* [WHAT YOU SHOULD DO]:
Only the pictures are left out: repeat the rest of the entries exactly.

* START GIVEN INFORMATION *

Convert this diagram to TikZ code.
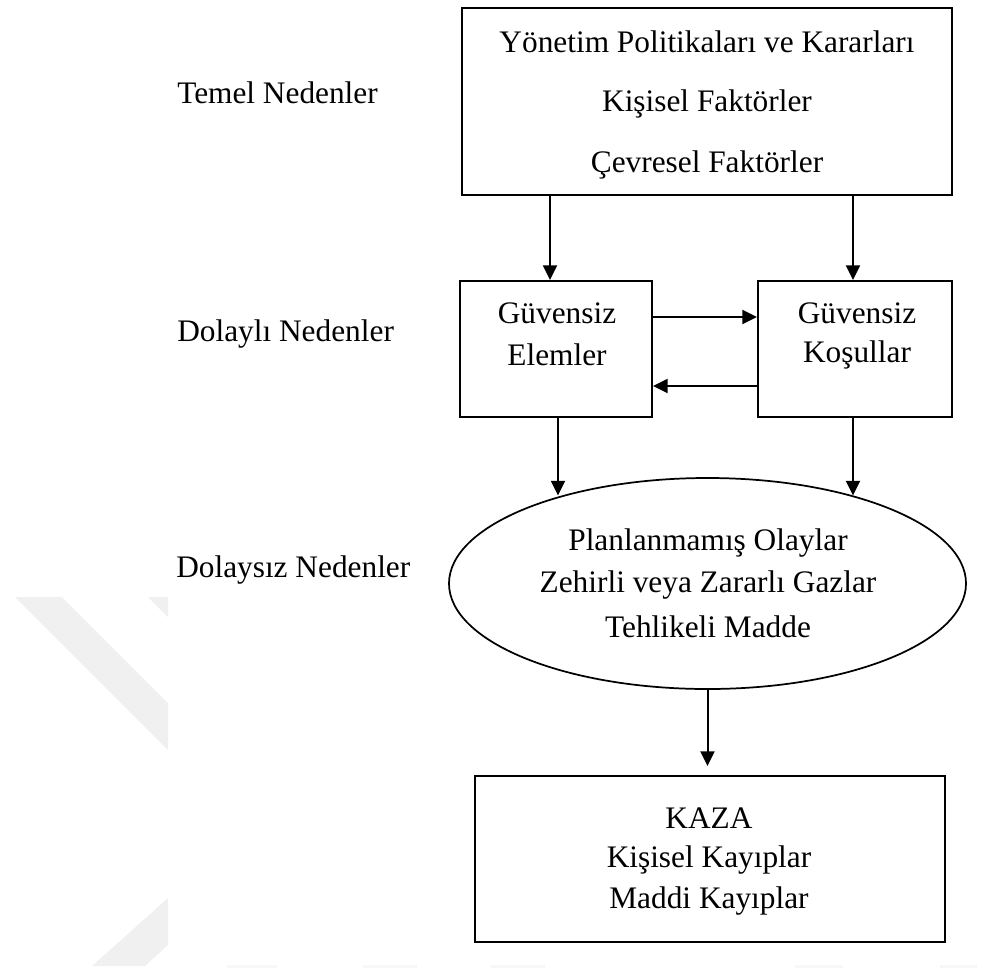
\documentclass[tikz,border=0pt]{standalone}
\usepackage{fontspec}
\setmainfont{Liberation Serif}
\usetikzlibrary{arrows.meta,calc,shapes.geometric}
\begin{document}
\begin{tikzpicture}[x=0.75pt,y=-0.75pt,
  box/.style={draw=black,line width=1.6pt,rectangle,inner sep=0pt},
  ell/.style={draw=black,line width=1.3pt,ellipse,inner sep=0pt},
  txt/.style={font=\fontsize{23.5}{28}\selectfont,inner sep=0pt,text=black},
  arr/.style={line width=1.5pt,-{Triangle[length=11pt,width=10.5pt]}},
  wm/.style={fill=black!6,draw=none},
  wmb/.style={fill=black!3,draw=none}]
\useasboundingbox (0,0) rectangle (981,968);
% faint watermark
\fill[wm] (15,597) -- (62,597) -- (168,703) -- (168,750) -- cycle;
\fill[wm] (148,597) -- (168,597) -- (168,617) -- cycle;
\fill[wm] (92,966) -- (168,898) -- (168,945) -- (145,966) -- cycle;
\fill[wmb] (227,965) rectangle (277,968);
\fill[wmb] (363,965) rectangle (417,968);
\fill[wmb] (490,965) rectangle (545,968);
\fill[wmb] (795,965) rectangle (843,968);
\fill[wmb] (940,965) rectangle (977,968);
% level labels
\node[txt,anchor=west] (lt) at (177,93) {Temel Nedenler};
\node[txt,anchor=west] (ld) at (177,334) {Dolaylı Nedenler};
\node[txt,anchor=west] (lz) at (176,570) {Dolaysız Nedenler};
% boxes
\node[box,minimum width=490*0.75pt,minimum height=187*0.75pt] (top) at (707,101.5) {};
\node[txt] (t1) at (707,42) {Yönetim Politikaları ve Kararları};
\node[txt] (t2) at (707,104) {Kişisel Faktörler};
\node[txt] (t3) at (707,165) {Çevresel Faktörler};
\node[box,minimum width=192*0.75pt,minimum height=136*0.75pt] (ue) at (556,349) {};
\node[txt] (ue1) at (557,313) {Güvensiz};
\node[txt] (ue2) at (557,355) {Elemler};
\node[box,minimum width=194*0.75pt,minimum height=136*0.75pt] (uk) at (855,349) {};
\node[txt] (uk1) at (857,313) {Güvensiz};
\node[txt] (uk2) at (857,355) {Koşullar};
\node[ell,minimum width=517*0.75pt,minimum height=211*0.75pt] (el) at (707.5,583.5) {};
\node[txt] (e1) at (708,543) {Planlanmamış Olaylar};
\node[txt] (e2) at (708,585) {Zehirli veya Zararlı Gazlar};
\node[txt] (e3) at (708,627) {Tehlikeli Madde};
\node[box,minimum width=470*0.75pt,minimum height=166*0.75pt] (kz) at (710,859) {};
\node[txt] (k1) at (709,818) {KAZA};
\node[txt] (k2) at (709,860) {Kişisel Kayıplar};
\node[txt] (k3) at (709,901) {Maddi Kayıplar};
% connectors
\draw[arr] ($(top.south)+(-157,0)$) -- ($(ue.north)+(-6,0)$);
\draw[arr] ($(top.south)+(146,0)$) -- ($(uk.north)+(-2,0)$);
\draw[arr] ($(ue.east)+(0,-32)$) -- ($(uk.west)+(0,-32)$);
\draw[arr] ($(uk.west)+(0,37)$) -- ($(ue.east)+(0,37)$);
\draw[arr] ($(ue.south)+(2,0)$) -- ($(el.center)+(-149.5,-88)$);
\draw[arr] ($(uk.south)+(-2,0)$) -- ($(el.center)+(145.5,-88)$);
\draw[arr] (el.south) -- ($(el.south |- kz.north)+(0,-9)$);
\end{tikzpicture}
\end{document}
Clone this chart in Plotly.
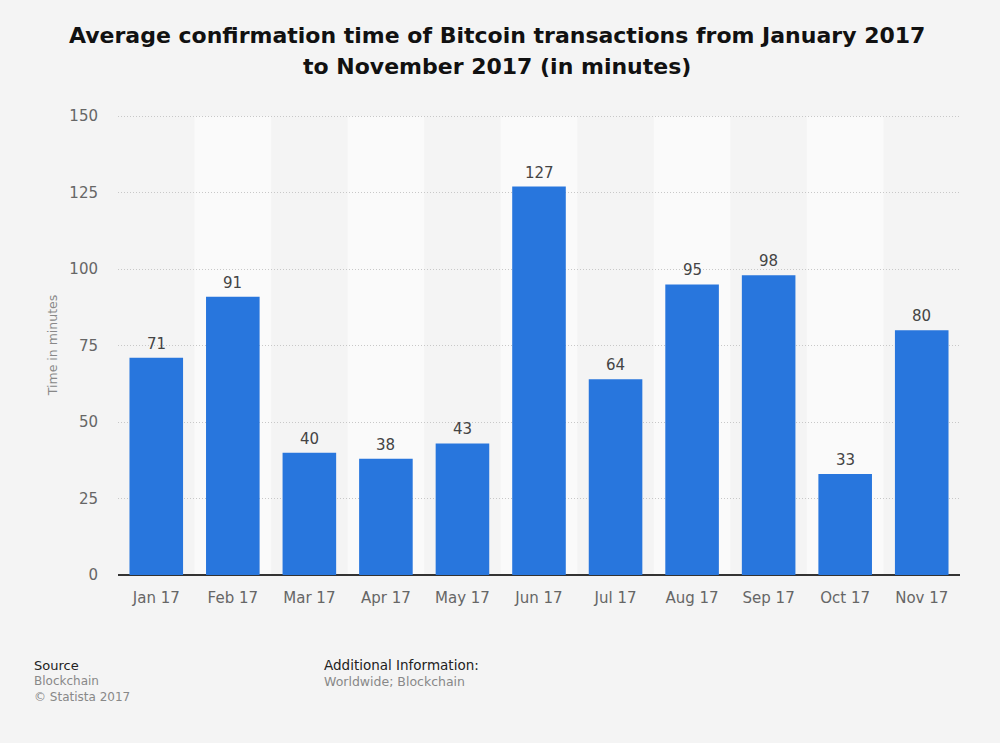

* END GIVEN INFORMATION *

* [THE RESPONSE]:
Convert this diagram to TikZ code.
\documentclass[tikz,border=0pt]{standalone}
\usepackage{fontspec}
\setmainfont{Liberation Serif}
\usetikzlibrary{arrows.meta,calc,shapes.geometric}
\begin{document}
\begin{tikzpicture}[x=0.75pt,y=-0.75pt,
  box/.style={draw=black,line width=1.6pt,rectangle,inner sep=0pt},
  ell/.style={draw=black,line width=1.3pt,ellipse,inner sep=0pt},
  txt/.style={font=\fontsize{23.5}{28}\selectfont,inner sep=0pt,text=black},
  arr/.style={line width=1.5pt,-{Triangle[length=11pt,width=10.5pt]}},
  wm/.style={fill=black!6,draw=none},
  wmb/.style={fill=black!3,draw=none}]
\useasboundingbox (0,0) rectangle (981,968);
% faint watermark
\fill[wm] (15,597) -- (62,597) -- (168,703) -- (168,750) -- cycle;
\fill[wm] (148,597) -- (168,597) -- (168,617) -- cycle;
\fill[wm] (92,966) -- (168,898) -- (168,945) -- (145,966) -- cycle;
\fill[wmb] (227,965) rectangle (277,968);
\fill[wmb] (363,965) rectangle (417,968);
\fill[wmb] (490,965) rectangle (545,968);
\fill[wmb] (795,965) rectangle (843,968);
\fill[wmb] (940,965) rectangle (977,968);
% level labels
\node[txt,anchor=west] (lt) at (177,93) {Temel Nedenler};
\node[txt,anchor=west] (ld) at (177,334) {Dolaylı Nedenler};
\node[txt,anchor=west] (lz) at (176,570) {Dolaysız Nedenler};
% boxes
\node[box,minimum width=490*0.75pt,minimum height=187*0.75pt] (top) at (707,101.5) {};
\node[txt] (t1) at (707,42) {Yönetim Politikaları ve Kararları};
\node[txt] (t2) at (707,104) {Kişisel Faktörler};
\node[txt] (t3) at (707,165) {Çevresel Faktörler};
\node[box,minimum width=192*0.75pt,minimum height=136*0.75pt] (ue) at (556,349) {};
\node[txt] (ue1) at (557,313) {Güvensiz};
\node[txt] (ue2) at (557,355) {Elemler};
\node[box,minimum width=194*0.75pt,minimum height=136*0.75pt] (uk) at (855,349) {};
\node[txt] (uk1) at (857,313) {Güvensiz};
\node[txt] (uk2) at (857,355) {Koşullar};
\node[ell,minimum width=517*0.75pt,minimum height=211*0.75pt] (el) at (707.5,583.5) {};
\node[txt] (e1) at (708,543) {Planlanmamış Olaylar};
\node[txt] (e2) at (708,585) {Zehirli veya Zararlı Gazlar};
\node[txt] (e3) at (708,627) {Tehlikeli Madde};
\node[box,minimum width=470*0.75pt,minimum height=166*0.75pt] (kz) at (710,859) {};
\node[txt] (k1) at (709,818) {KAZA};
\node[txt] (k2) at (709,860) {Kişisel Kayıplar};
\node[txt] (k3) at (709,901) {Maddi Kayıplar};
% connectors
\draw[arr] ($(top.south)+(-157,0)$) -- ($(ue.north)+(-6,0)$);
\draw[arr] ($(top.south)+(146,0)$) -- ($(uk.north)+(-2,0)$);
\draw[arr] ($(ue.east)+(0,-32)$) -- ($(uk.west)+(0,-32)$);
\draw[arr] ($(uk.west)+(0,37)$) -- ($(ue.east)+(0,37)$);
\draw[arr] ($(ue.south)+(2,0)$) -- ($(el.center)+(-149.5,-88)$);
\draw[arr] ($(uk.south)+(-2,0)$) -- ($(el.center)+(145.5,-88)$);
\draw[arr] (el.south) -- ($(el.south |- kz.north)+(0,-9)$);
\end{tikzpicture}
\end{document}
Clone this chart in Plotly.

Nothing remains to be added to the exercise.